13. User services. Data and information centers and libraries will need resources to provide the data and information to users and to respond to user questions both on the proper use of specific data and on the holdings of other data centers. This need will increase with the number of products in the GCDIS and with the number of its users. Among the Federal and academic libraries, as well as the Federal Depository Libraries, access to the Internet and CD-ROM equipment is essential.

14. Consolidated services. In some cases, data center services for data capture data and information exist but are so fragmented and incompatible with the GCDIS that they are almost unusable. For example, there are 18 separate Long-Term Ecological Research Centers that can only be accessed individually. The GCDIS will not only tie all the participating data centers together, but also create dissemination mechanisms to allow researchers to deal with groups of centers as a single entity.
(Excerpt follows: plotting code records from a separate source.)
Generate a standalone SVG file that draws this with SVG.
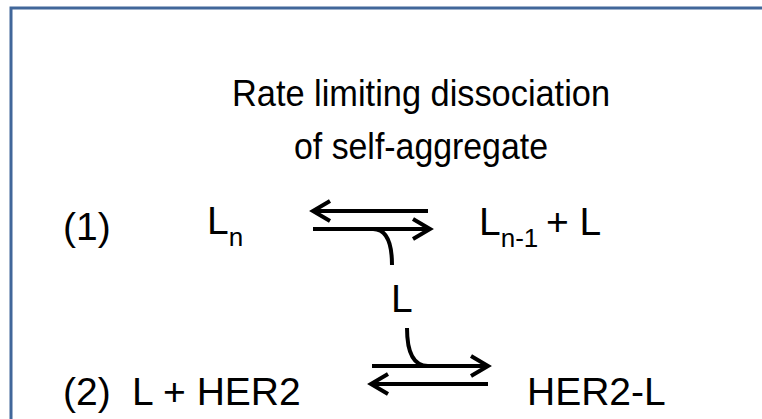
<svg xmlns="http://www.w3.org/2000/svg" width="762" height="419" viewBox="0 0 762 419">
<defs>
<style>
.t{font-family:"Liberation Sans",Arial,sans-serif;font-size:39px;fill:#000}
.h{font-size:37px}
.s{font-size:26px}
.ln{fill:none;stroke:#000;stroke-width:4}
</style>
<marker id="ah" markerUnits="userSpaceOnUse" markerWidth="24" markerHeight="26" viewBox="-20 -12 24 24" refX="0" refY="0" orient="auto">
<path d="M-17,-10 L0,0 L-17,10" fill="none" stroke="#000" stroke-width="4"/>
</marker>
</defs>
<rect width="762" height="419" fill="#fff"/>
<rect x="11" y="8" width="800" height="500" fill="none" stroke="#41679A" stroke-width="3"/>
<g id="title">
<text class="t h" x="421" y="106" text-anchor="middle" textLength="378" lengthAdjust="spacingAndGlyphs">Rate limiting dissociation</text>
<text class="t h" x="421" y="159" text-anchor="middle" textLength="254" lengthAdjust="spacingAndGlyphs">of self-aggregate</text>
</g>
<g id="eq1-label"><text class="t" x="63" y="240">(1)</text></g>
<g id="Ln"><text class="t" x="207" y="234">L<tspan class="s" dy="12">n</tspan></text></g>
<g id="Ln1-L"><text class="t" x="479" y="235">L<tspan class="s" dy="12">n-1</tspan><tspan dy="-12" x="546">+ L</tspan></text></g>
<g id="L-mid"><text class="t" x="391" y="312">L</text></g>
<g id="eq2-label"><text class="t" x="63" y="405">(2)<tspan x="132">L + HER2</tspan></text></g>
<g id="HER2-L"><text class="t" x="527" y="405">HER2-L</text></g>
<g id="connectors">
<line class="ln" x1="428" y1="211" x2="313" y2="211" marker-end="url(#ah)"/>
<line class="ln" x1="313" y1="229" x2="430" y2="229" marker-end="url(#ah)"/>
<path class="ln" d="M373,229 Q392,229 392,265"/>
<line class="ln" x1="372" y1="366" x2="488" y2="366" marker-end="url(#ah)"/>
<line class="ln" x1="488" y1="384" x2="371" y2="384" marker-end="url(#ah)"/>
<path class="ln" d="M407,328 Q407,366 428,366"/>
</g>
</svg>
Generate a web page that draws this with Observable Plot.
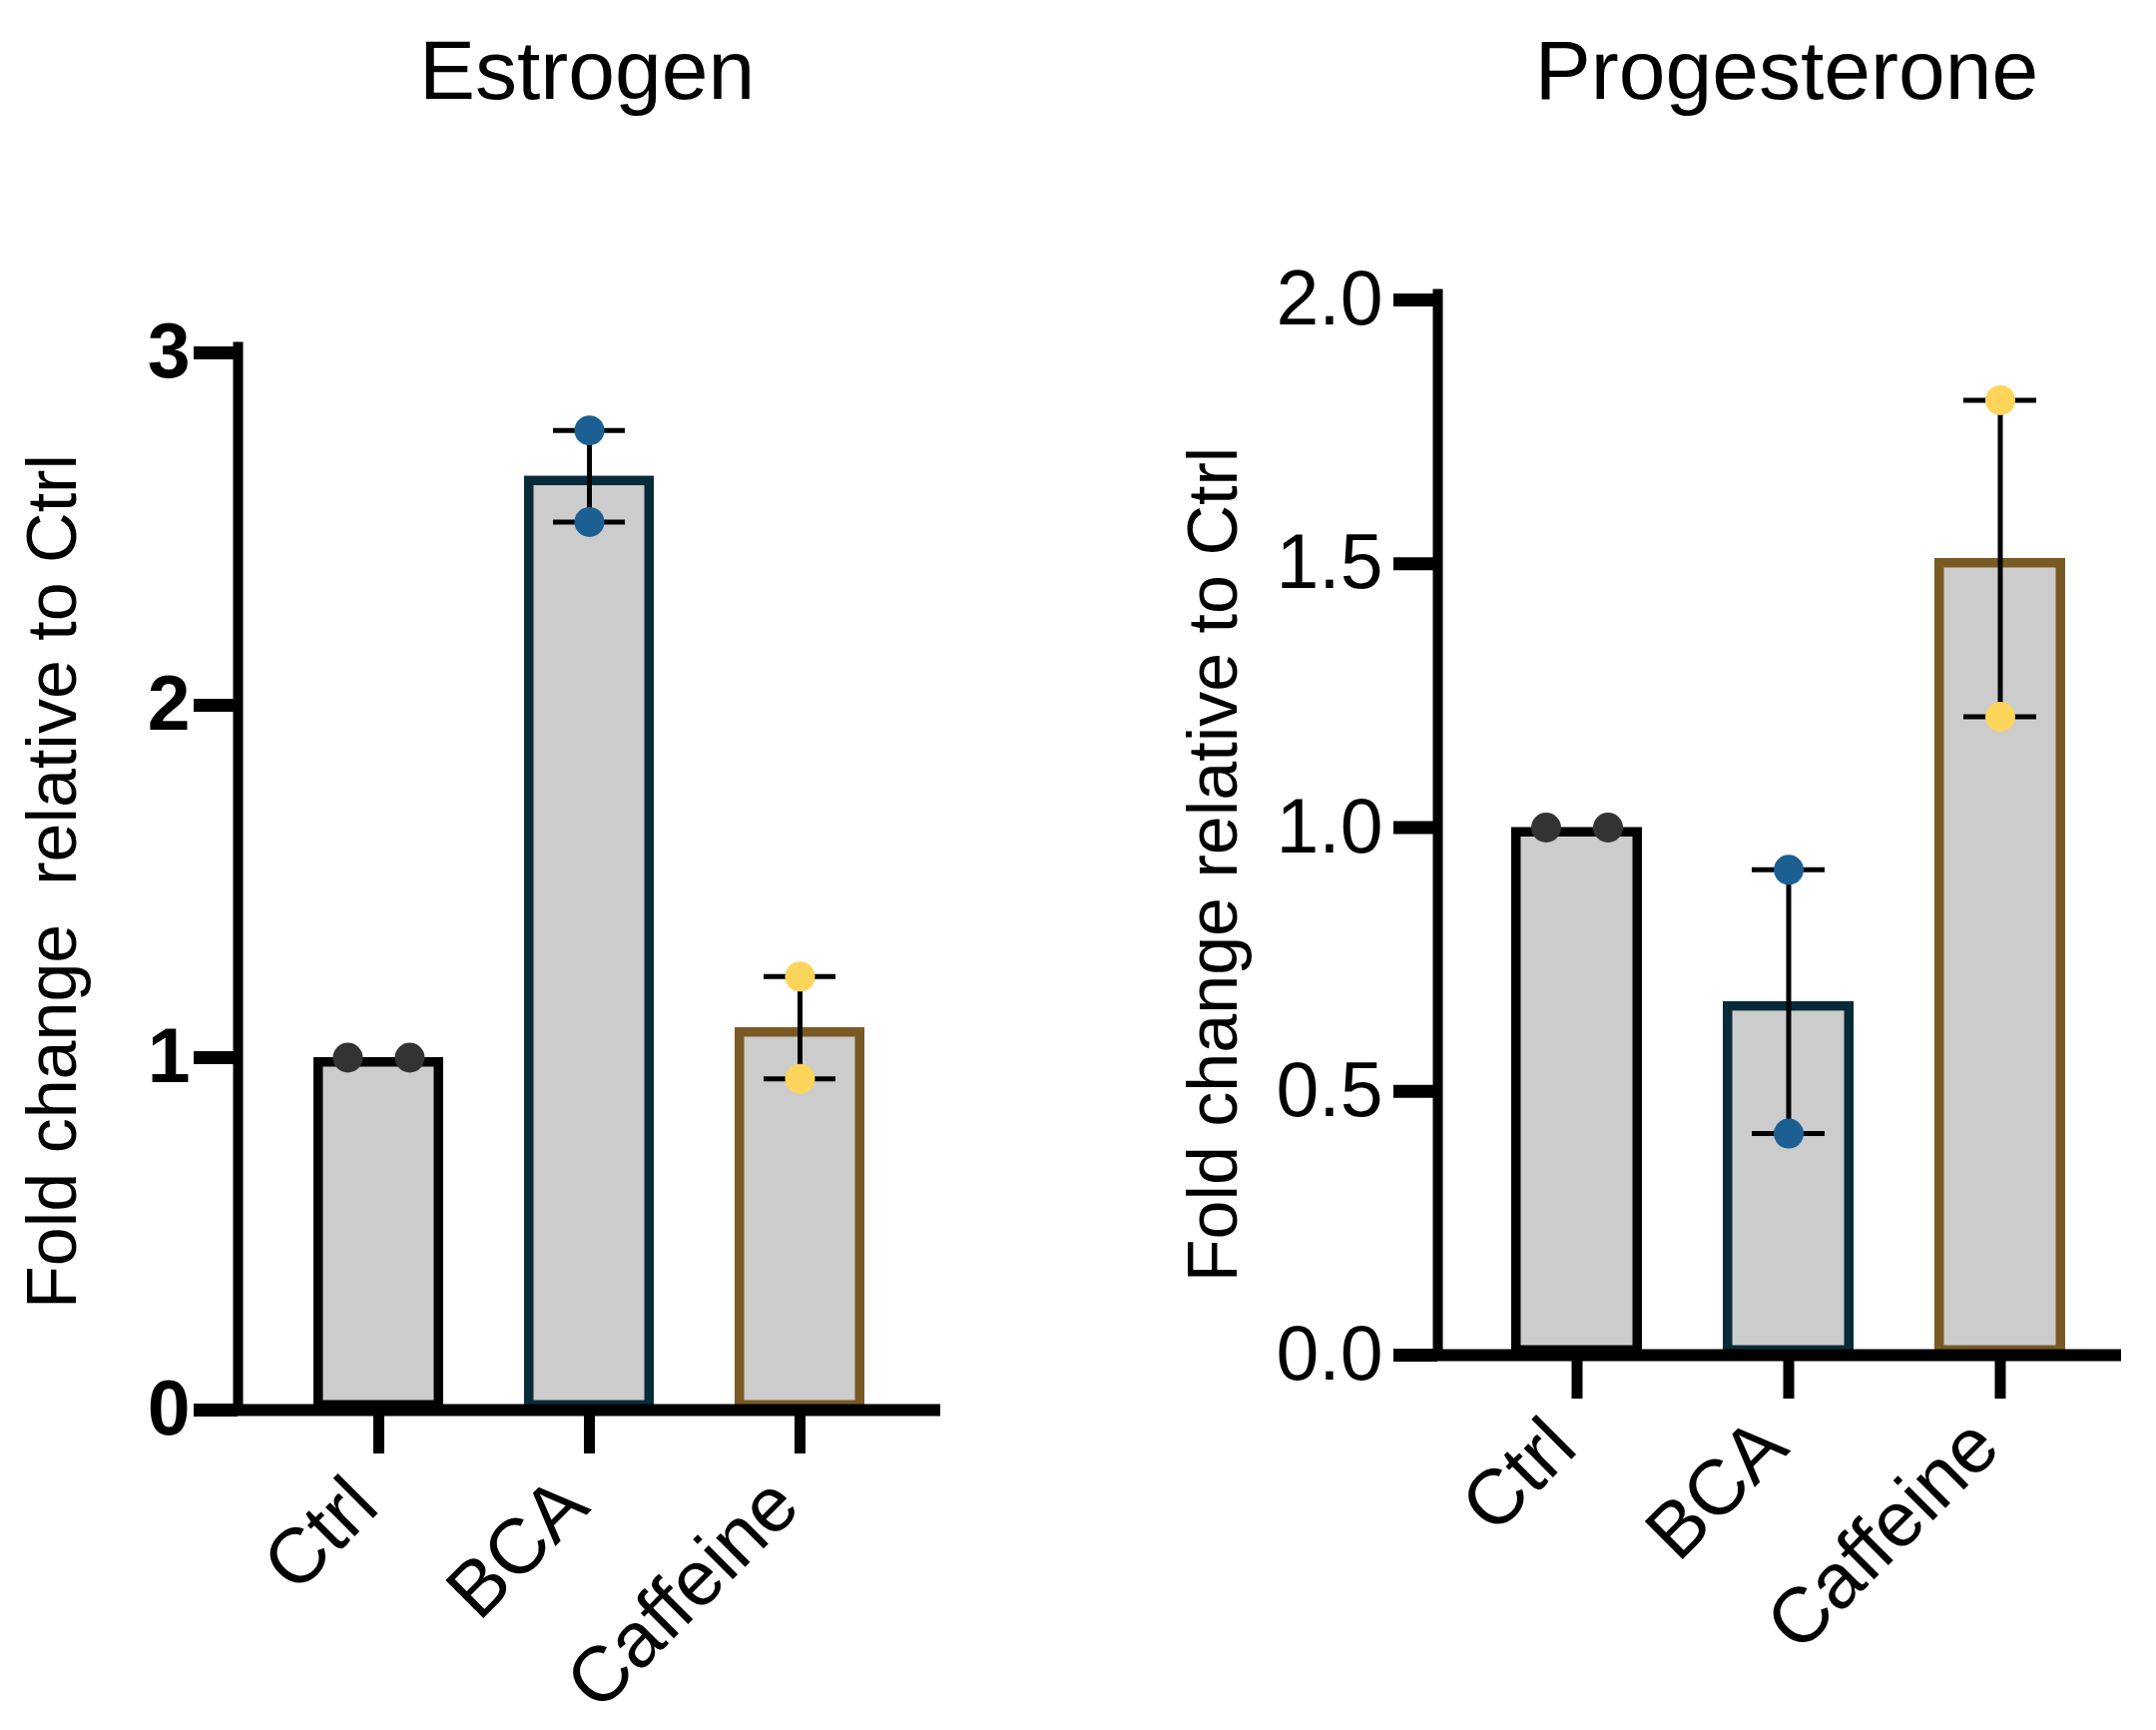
<!DOCTYPE html>
<html>
<head>
<meta charset="utf-8">
<script src="https://cdn.jsdelivr.net/npm/d3@7"></script>
<script src="https://cdn.jsdelivr.net/npm/@observablehq/plot@0.6"></script>
<style>
  body { margin: 0; background: #fff; font-family: "Liberation Sans", Arial, sans-serif; }
  #page { position: relative; width: 2160px; height: 1733px; overflow: hidden; background: #fff; }
  .panel { position: absolute; top: 0; width: 1080px; height: 1733px; }
  .title { position: absolute; top: 0; height: 140px; line-height: 140px; width: 800px;
           font-size: 84px; text-align: center; color: #000; }
  .chart { position: absolute; top: 140px; left: 0; }
</style>
</head>
<body>
<div id="page">
  <div class="panel" id="left" style="left:0"><div class="title" style="left:188px">Estrogen</div><div class="chart"></div></div>
  <div class="panel" id="right" style="left:1080px"><div class="title" style="left:310px">Progesterone</div><div class="chart"></div></div>
</div>
<script>
// ---- data ----
const groups = ["Ctrl", "BCA", "Caffeine"];
const estrogenRep1 = [1.00, 2.78, 1.23];
const estrogenRep2 = [1.00, 2.52, 0.94];
const progesteroneRep1 = [1.00, 0.92, 1.81];
const progesteroneRep2 = [1.00, 0.42, 1.21];
const estrogenTicks = [0, 1, 2, 3];
const progesteroneTicks = [0, 0.5, 1.0, 1.5, 2.0];
const titles = ["Estrogen", "Progesterone"];
const yLabels = ["Fold change\u00a0 relative to Ctrl", "Fold change relative to Ctrl"];
const barStrokes = ["#000000", "#082b3a", "#7a5a24"];
const dotFills = ["#333333", "#1c6093", "#fcd55a"];

function makePanel(o) {
  const pts = [];
  groups.forEach((g, i) => {
    pts.push({group: g, value: o.rep1[i], rep: 0, i});
    pts.push({group: g, value: o.rep2[i], rep: 1, i});
  });
  const summ = groups.map((g, i) => ({
    group: g, i,
    mean: d3.mean([o.rep1[i], o.rep2[i]]),
    lo: Math.min(o.rep1[i], o.rep2[i]),
    hi: Math.max(o.rep1[i], o.rep2[i])
  }));
  const tied = d => summ[d.i].lo === summ[d.i].hi;
  const spread = pts.filter(d => !tied(d));
  const font = "Liberation Sans, Arial, sans-serif";
  return Plot.plot({
    width: 1080, height: 1593,
    marginLeft: o.ml, marginRight: o.mr, marginTop: o.mt, marginBottom: o.mb,
    style: {fontFamily: font, background: "transparent", overflow: "visible", color: "#000"},
    x: {domain: groups, paddingInner: o.pi, paddingOuter: o.po, align: o.align, axis: null},
    y: {domain: o.domain, axis: null},
    color: {type: "identity"},
    marks: [
      Plot.barY(summ, {x: "group", y: "mean", fill: "#cccccc", stroke: d => barStrokes[d.i], strokeWidth: 9.5, inset: 4.75}),
      Plot.ruleX(summ.filter(d => d.hi > d.lo), {x: "group", y1: "lo", y2: "hi", stroke: "#000", strokeWidth: 5}),
      Plot.tickY(spread, {x: "group", y: "value", stroke: "#000", strokeWidth: 5, inset: o.capInset}),
      Plot.dot(spread, {x: "group", y: "value", r: 15, fill: d => dotFills[d.i], stroke: null}),
      Plot.dot(pts.filter(d => tied(d) && d.rep === 0), {x: "group", y: "value", r: 15, fill: d => dotFills[d.i], dx: -31}),
      Plot.dot(pts.filter(d => tied(d) && d.rep === 1), {x: "group", y: "value", r: 15, fill: d => dotFills[d.i], dx: 31}),
      Plot.frame({anchor: "left", strokeWidth: 10, stroke: "#000", insetTop: -6}),
      Plot.axisY({ticks: o.ticks, tickFormat: o.tickFormat, tickSize: 44, tickPadding: o.tp, strokeWidth: 13,
                  fontSize: 77, fontWeight: o.bold ? "bold" : "normal", label: null}),
      Plot.axisX({tickSize: 44, strokeWidth: 11, tickFormat: () => "", label: null}),
      Plot.axisX({tickSize: 0, tickRotate: -45, tickPadding: 44 + o.xtp, dx: -15, fontSize: 78, label: null}),
      Plot.ruleY([0], {insetLeft: -44, strokeWidth: 12, stroke: "#000"}),
      Plot.text([o.label], {text: d => d, frameAnchor: "left", textAnchor: "middle", rotate: -90, lineAnchor: "middle",
                            dx: o.ldx, dy: o.ldy, fontSize: 70, fill: "#000"})
    ]
  });
}

document.querySelector("#left .chart").append(makePanel({
  rep1: estrogenRep1, rep2: estrogenRep2, ticks: estrogenTicks, tickFormat: d3.format("d"), bold: true,
  domain: [0, 3], ml: 238, mr: 138, mt: 213, mb: 321, pi: 0.385, po: 0.357, align: 0.5,
  capInset: 29, tp: 4, xtp: 38, label: yLabels[0], ldx: -185, ldy: 0
}));
document.querySelector("#right .chart").append(makePanel({
  rep1: progesteroneRep1, rep2: progesteroneRep2, ticks: progesteroneTicks, tickFormat: d3.format(".1f"), bold: false,
  domain: [0, 2], ml: 360, mr: 35, mt: 160, mb: 376, pi: 0.3835, po: 0.3035, align: 0.566,
  capInset: 29, tp: 11, xtp: 34, label: yLabels[1], ldx: -224, ldy: 37
}));
</script>
</body>
</html>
15. International. Access to data and information holdings outside the United States that are critical to the USGCRP will require significant resources. For instance, data and information sets from international sources may need to be obtained by connecting them to the GCDIS through international mechanisms such as the UNEP Global Resources Information Database (GRID). Additionally, selected technical information received from international sources needs translation into English.

16. Standards. Compliance with national and international standards in use by libraries and data centers is crucial even though it may be costly. Access to major library collections, information centers, and bibliographic information systems is dependent upon implementation of standards developed for bibliographic control, communications, product formats, and product delivery.

Fiscal Requirements

Although the annual USGCRP program plans have recognized a dependence on data and information from programs not focused on global change, resource requirements have not previously been identified to assemble, document, archive, and disseminate these crucial data and information. Since these data and information reside with groups whose primary mission is not global change research, in many cases an additional specific allocation of resources is needed for these data and information to be made available to support global change research.

From the perspective of the agencies, the funding required by the special issue on data capture is over and above that which the agencies had previously planned as their part of the USGCRP. The individual IWGDMGC agencies, however, have been encouraged to submit budget requests to meet this critical need. Agency special issue plans will be a part of each agency's GCDIS implementation plan.